● Collected material:
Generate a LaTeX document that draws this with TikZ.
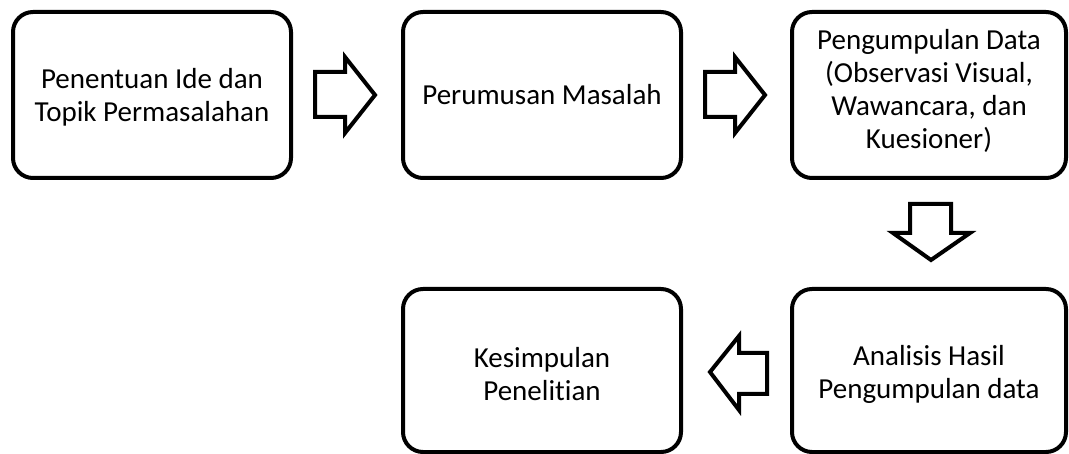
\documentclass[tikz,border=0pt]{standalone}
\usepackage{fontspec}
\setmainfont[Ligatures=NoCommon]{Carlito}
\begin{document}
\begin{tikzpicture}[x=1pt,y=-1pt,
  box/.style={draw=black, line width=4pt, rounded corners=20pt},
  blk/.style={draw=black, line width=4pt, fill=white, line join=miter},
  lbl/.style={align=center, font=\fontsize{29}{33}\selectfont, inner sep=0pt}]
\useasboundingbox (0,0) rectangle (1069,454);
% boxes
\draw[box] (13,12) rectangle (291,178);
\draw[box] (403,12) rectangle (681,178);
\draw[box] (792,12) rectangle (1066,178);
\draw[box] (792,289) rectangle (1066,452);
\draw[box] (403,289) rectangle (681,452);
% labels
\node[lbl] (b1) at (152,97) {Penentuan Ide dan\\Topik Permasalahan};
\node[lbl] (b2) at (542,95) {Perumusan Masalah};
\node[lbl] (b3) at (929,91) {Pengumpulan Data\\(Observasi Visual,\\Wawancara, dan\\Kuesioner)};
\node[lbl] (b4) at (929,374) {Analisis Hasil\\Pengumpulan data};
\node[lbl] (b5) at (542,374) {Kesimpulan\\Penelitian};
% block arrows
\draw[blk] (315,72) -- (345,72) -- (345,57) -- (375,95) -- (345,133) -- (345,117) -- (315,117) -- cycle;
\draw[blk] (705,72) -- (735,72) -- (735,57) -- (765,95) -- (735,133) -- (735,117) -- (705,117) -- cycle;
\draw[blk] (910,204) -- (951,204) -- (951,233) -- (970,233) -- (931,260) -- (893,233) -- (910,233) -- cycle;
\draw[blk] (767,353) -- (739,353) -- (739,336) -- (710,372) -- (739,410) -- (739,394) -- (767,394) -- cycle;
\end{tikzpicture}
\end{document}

● Written problem:
Without including any picture, repeat the data exactly.

● In response:
Generate a LaTeX document that draws this with TikZ.
\documentclass[tikz,border=0pt]{standalone}
\usepackage{fontspec}
\setmainfont[Ligatures=NoCommon]{Carlito}
\begin{document}
\begin{tikzpicture}[x=1pt,y=-1pt,
  box/.style={draw=black, line width=4pt, rounded corners=20pt},
  blk/.style={draw=black, line width=4pt, fill=white, line join=miter},
  lbl/.style={align=center, font=\fontsize{29}{33}\selectfont, inner sep=0pt}]
\useasboundingbox (0,0) rectangle (1069,454);
% boxes
\draw[box] (13,12) rectangle (291,178);
\draw[box] (403,12) rectangle (681,178);
\draw[box] (792,12) rectangle (1066,178);
\draw[box] (792,289) rectangle (1066,452);
\draw[box] (403,289) rectangle (681,452);
% labels
\node[lbl] (b1) at (152,97) {Penentuan Ide dan\\Topik Permasalahan};
\node[lbl] (b2) at (542,95) {Perumusan Masalah};
\node[lbl] (b3) at (929,91) {Pengumpulan Data\\(Observasi Visual,\\Wawancara, dan\\Kuesioner)};
\node[lbl] (b4) at (929,374) {Analisis Hasil\\Pengumpulan data};
\node[lbl] (b5) at (542,374) {Kesimpulan\\Penelitian};
% block arrows
\draw[blk] (315,72) -- (345,72) -- (345,57) -- (375,95) -- (345,133) -- (345,117) -- (315,117) -- cycle;
\draw[blk] (705,72) -- (735,72) -- (735,57) -- (765,95) -- (735,133) -- (735,117) -- (705,117) -- cycle;
\draw[blk] (910,204) -- (951,204) -- (951,233) -- (970,233) -- (931,260) -- (893,233) -- (910,233) -- cycle;
\draw[blk] (767,353) -- (739,353) -- (739,336) -- (710,372) -- (739,410) -- (739,394) -- (767,394) -- cycle;
\end{tikzpicture}
\end{document}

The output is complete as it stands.